◆ Exercise: Of all the lines in the material, how many contain the word "chart"? State the number alone.

★ ★ ★ ★ ★

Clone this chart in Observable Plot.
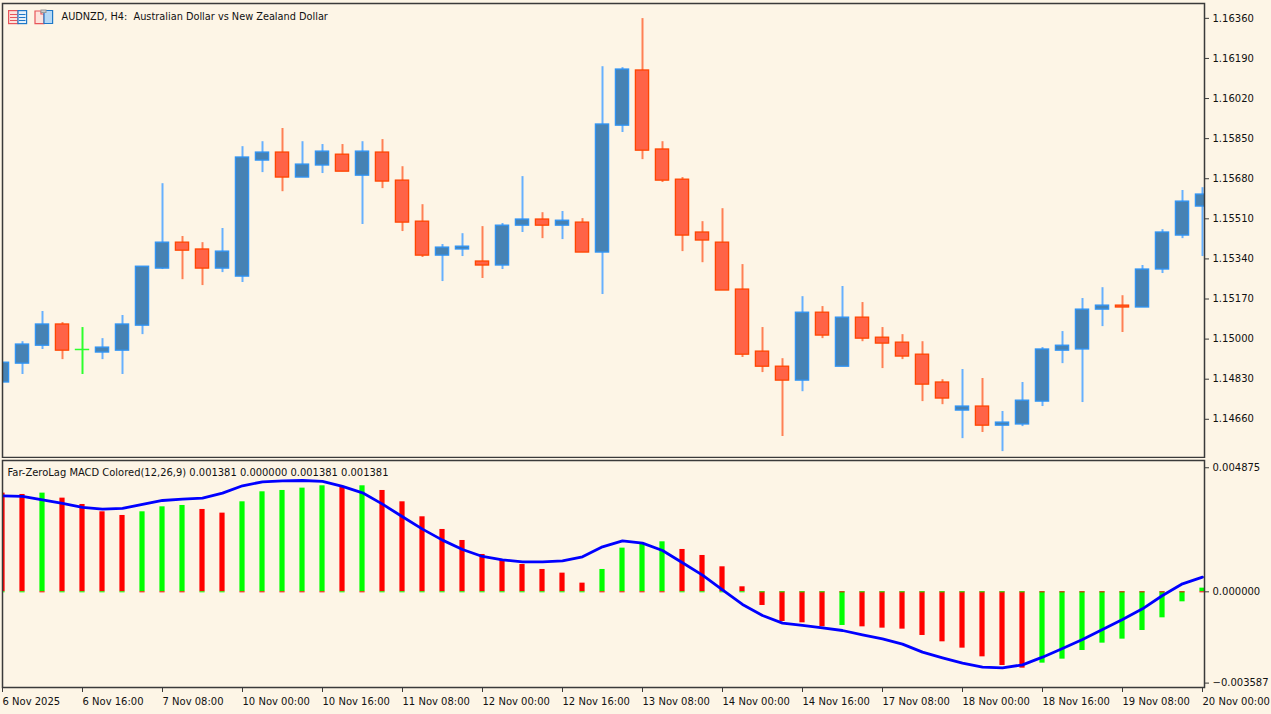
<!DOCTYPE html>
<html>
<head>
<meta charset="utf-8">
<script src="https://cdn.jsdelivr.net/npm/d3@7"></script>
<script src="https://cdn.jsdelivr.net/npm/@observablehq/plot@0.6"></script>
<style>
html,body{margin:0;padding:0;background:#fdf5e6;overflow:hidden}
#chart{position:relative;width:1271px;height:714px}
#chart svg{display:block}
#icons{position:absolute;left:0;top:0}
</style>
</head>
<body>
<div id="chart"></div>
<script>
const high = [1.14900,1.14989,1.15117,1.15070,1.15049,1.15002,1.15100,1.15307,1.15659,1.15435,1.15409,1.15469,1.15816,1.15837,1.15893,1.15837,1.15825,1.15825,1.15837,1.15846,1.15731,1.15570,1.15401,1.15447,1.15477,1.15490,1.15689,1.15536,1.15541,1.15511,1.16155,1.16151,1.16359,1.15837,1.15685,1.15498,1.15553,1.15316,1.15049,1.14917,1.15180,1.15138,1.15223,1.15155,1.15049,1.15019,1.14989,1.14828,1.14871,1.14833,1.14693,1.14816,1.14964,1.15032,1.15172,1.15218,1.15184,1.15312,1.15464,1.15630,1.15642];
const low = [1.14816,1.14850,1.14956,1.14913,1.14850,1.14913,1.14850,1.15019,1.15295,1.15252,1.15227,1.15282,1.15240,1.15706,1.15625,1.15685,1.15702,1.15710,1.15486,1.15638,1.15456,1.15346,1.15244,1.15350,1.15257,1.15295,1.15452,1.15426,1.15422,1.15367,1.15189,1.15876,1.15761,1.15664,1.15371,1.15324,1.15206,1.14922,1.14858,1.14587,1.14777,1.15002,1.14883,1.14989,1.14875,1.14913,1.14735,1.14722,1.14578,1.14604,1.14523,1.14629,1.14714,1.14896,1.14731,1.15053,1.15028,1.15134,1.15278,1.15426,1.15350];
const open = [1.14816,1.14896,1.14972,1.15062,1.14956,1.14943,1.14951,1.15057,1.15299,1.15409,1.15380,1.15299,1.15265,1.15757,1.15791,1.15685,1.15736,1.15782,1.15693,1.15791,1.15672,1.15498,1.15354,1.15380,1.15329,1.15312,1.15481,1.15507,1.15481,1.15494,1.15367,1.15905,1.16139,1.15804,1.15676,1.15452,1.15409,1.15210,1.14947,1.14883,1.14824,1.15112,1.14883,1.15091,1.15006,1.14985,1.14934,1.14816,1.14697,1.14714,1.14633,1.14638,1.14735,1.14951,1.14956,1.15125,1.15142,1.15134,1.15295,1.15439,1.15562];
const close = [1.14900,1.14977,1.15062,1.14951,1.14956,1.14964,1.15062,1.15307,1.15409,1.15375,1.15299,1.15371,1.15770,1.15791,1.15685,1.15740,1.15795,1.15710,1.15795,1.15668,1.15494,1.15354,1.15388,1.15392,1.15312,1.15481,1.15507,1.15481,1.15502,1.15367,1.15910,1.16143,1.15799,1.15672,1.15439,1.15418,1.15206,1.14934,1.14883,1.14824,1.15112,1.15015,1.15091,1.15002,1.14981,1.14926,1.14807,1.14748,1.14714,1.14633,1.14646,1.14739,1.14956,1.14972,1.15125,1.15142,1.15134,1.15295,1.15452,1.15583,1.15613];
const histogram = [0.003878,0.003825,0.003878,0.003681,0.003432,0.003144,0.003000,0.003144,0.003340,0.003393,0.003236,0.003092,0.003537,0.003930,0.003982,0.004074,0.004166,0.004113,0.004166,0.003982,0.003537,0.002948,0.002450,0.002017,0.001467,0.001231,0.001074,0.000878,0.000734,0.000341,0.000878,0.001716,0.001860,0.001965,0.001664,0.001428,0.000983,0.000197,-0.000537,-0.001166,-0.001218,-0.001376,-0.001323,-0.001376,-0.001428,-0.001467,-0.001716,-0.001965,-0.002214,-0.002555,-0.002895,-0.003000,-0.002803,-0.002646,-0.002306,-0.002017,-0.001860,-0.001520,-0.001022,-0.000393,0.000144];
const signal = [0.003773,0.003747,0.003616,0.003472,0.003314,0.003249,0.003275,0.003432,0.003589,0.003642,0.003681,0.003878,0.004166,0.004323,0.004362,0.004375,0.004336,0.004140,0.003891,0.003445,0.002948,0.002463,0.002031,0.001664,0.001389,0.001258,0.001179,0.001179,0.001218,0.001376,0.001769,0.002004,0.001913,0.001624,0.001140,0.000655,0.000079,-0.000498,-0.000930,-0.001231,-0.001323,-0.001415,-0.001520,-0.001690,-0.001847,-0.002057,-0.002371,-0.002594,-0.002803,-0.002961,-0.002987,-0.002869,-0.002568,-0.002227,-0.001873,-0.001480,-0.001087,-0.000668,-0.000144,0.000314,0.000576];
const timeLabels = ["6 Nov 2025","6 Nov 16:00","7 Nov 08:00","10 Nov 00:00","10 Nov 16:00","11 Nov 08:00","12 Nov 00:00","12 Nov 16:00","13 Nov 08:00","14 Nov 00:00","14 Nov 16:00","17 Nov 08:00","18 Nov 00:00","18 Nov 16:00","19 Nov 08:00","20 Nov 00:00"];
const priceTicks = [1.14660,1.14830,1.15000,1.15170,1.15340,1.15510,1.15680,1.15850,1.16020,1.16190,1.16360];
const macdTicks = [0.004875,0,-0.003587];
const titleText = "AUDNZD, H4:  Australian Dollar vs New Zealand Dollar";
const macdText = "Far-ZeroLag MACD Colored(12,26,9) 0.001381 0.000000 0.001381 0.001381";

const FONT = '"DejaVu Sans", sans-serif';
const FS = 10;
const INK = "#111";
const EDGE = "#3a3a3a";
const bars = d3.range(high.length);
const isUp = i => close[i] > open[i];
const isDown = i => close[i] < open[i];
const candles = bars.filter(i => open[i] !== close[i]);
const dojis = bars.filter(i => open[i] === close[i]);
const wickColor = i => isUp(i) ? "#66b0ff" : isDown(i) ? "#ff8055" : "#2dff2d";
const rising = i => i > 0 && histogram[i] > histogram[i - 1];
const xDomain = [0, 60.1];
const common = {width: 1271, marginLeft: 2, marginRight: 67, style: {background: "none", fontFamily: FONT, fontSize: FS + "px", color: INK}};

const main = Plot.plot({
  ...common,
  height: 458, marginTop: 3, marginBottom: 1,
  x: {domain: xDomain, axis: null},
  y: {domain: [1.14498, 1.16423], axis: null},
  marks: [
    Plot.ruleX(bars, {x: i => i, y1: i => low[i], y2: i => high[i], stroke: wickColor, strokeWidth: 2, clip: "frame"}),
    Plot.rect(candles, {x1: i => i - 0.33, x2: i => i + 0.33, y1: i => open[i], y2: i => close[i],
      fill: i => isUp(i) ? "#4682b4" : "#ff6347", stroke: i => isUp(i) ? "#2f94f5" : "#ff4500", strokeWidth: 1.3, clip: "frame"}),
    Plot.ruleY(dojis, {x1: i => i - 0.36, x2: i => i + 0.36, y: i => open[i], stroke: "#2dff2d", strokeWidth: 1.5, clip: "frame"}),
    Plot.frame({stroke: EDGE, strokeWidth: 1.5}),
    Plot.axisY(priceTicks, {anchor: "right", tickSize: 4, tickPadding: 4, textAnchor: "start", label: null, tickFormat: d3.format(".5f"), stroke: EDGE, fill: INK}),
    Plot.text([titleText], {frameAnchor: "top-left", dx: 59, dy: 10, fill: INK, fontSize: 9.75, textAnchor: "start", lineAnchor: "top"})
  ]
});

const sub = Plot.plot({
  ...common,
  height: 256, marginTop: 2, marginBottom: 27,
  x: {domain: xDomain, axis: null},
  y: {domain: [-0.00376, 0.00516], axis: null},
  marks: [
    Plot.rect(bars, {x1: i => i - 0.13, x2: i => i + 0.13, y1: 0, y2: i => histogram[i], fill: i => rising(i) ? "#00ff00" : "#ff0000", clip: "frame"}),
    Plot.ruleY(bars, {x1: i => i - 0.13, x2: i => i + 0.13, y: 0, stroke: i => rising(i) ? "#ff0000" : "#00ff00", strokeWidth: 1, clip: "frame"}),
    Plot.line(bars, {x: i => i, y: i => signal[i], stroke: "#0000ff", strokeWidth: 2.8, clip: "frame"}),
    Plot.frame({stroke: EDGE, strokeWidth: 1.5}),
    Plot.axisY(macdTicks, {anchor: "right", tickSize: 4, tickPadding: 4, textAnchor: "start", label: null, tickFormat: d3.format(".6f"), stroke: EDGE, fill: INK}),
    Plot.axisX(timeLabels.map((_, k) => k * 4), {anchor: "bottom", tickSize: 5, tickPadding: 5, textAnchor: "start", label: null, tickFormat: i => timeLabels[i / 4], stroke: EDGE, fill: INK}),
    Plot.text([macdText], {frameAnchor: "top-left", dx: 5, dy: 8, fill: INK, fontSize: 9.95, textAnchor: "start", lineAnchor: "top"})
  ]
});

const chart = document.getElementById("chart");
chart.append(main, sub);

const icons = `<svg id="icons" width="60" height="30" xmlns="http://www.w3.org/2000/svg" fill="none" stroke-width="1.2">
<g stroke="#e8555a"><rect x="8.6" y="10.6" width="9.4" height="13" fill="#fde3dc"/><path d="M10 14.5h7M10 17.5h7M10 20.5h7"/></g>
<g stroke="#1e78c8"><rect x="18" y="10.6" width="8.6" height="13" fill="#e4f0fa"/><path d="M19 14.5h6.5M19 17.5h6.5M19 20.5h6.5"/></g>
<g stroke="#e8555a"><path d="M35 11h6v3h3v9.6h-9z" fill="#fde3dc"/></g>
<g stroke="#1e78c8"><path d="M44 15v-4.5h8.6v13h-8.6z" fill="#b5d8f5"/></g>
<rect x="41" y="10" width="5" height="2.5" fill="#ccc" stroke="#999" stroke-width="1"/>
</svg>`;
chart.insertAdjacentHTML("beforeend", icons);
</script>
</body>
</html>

★ ★ ★ ★ ★

◆ The result: 7